💡 Core Concepts & Executive Briefing
Understanding the Founder’s Real Estate Pitch
In real estate, “trust” doesn’t start after the offer—it starts the first time a seller answers your call, reads your email, or meets you for a listing consult. Your Founder’s Pitch is the short message that makes people think, “This agent understands me, and they can guide me through this.”
At the listing stage, sellers are trying to reduce risk. They’re asking (even if they don’t say it out loud):
- Will you give me a realistic price or a sales pitch?
- Will you communicate clearly and handle surprises?
- Will my home actually sell, and how fast?
- Will I be informed if something changes?
Your job is to make your value proposition instantly clear and grounded in their situation. A strong pitch always connects to three things:
1) Who you help (the kind of seller/deal)
2) The problem they’re facing (their specific fear or constraint)
3) The result you produce (a measurable improvement) and how you do it (your mechanism)
#Real-World Example (Listing Call)
A seller says, “We interviewed two agents already, but nobody really explained the plan.” You could respond:
“Mr. and Mrs. Smith, I help homeowners in [their neighborhood/price range] sell for the best terms by running a clear pricing-and-marketing plan from day one—so you’re not guessing. My target is to get your home positioned to attract qualified buyers in the first 14 days, and if we’re not on track, we make adjustments fast.”
Notice what you did: you didn’t list every service. You framed the transformation (less guessing, faster response, stronger positioning) and backed it with an approach.
Crafting Your Pitch (So It Sounds Like You, Not a Script)
Your pitch is not a speech. It’s a conversation starter that feels confident, calm, and specific. Tone matters. Sellers can hear uncertainty. If you sound like you’re reading or performing, they assume you’ll “wing it” later.
Use a simple structure you can deliver naturally:
- Acknowledge their situation
- Share your exact approach
- Set expectations for communication and next steps
#Real-World Example (When They Ask “What’s Your Strategy?”)
Instead of: “We use cutting-edge digital marketing and best-in-class systems…”
Try: “Here’s what I do: first, we confirm your pricing using recent sold and active competition, not Zillow estimates. Then we prepare the listing for showings that matter—photos, staging guidance, and a showing plan. Finally, I send you weekly updates with what’s happening online, how many showings we’re getting, and what we’ll change if we’re not hitting our targets.”
Building Trust Through Consistency
Sellers don’t just want to hear you once. They want to see that you’re predictable. Your pitch should match your behavior:
- If you say you’ll update weekly, you update weekly.
- If you say you’ll review offers quickly, you do.
- If you promise clear pricing logic, your listing prep reflects it.
Consistency is what turns a “maybe” into a signed agreement.
#Real-World Example (Follow-Up Consistency)

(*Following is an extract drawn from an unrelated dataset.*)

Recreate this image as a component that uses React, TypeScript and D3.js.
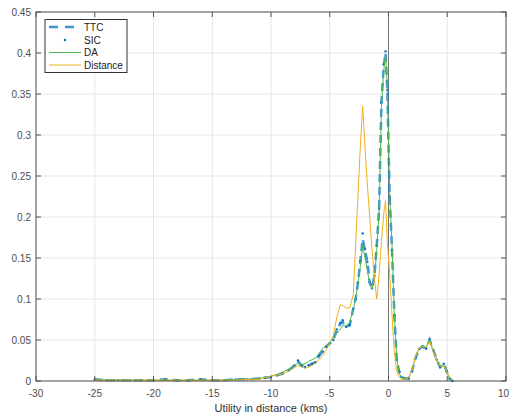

You give a timeline on the consult: photos scheduled, listing goes live, first showing window, and weekly reporting. Then you send the listing checklist the same day, confirm inspection coordination promptly, and hold those milestones. The seller feels safe because nothing is slipping.
The Importance of Feedback (Especially From Their Questions)
Your best feedback isn’t from a colleague—it’s from the seller’s questions.
After you deliver your pitch, watch what they ask:
- If they ask about pricing, timelines, marketing details, or communication, they understood your plan.
- If they ask vague questions like “So… how do you do everything?” they didn’t catch the main idea.
A helpful habit is to ask a short comprehension check:
“Based on what I shared, does this match what you want to accomplish with the sale—and do you feel clear on the plan?”
#Real-World Example (Using Their Confusion)
A seller responds, “I get the marketing part, but I’m not sure how you handle price changes.” You adjust your pitch next time by adding one clear line:\n“If we’re not getting feedback from showings or we’re not seeing buyer interest within the first two weeks, we review comps and buyer activity, then we adjust pricing—without surprises.”
That’s how your pitch improves: you tighten the message based on what they actually need to feel confident.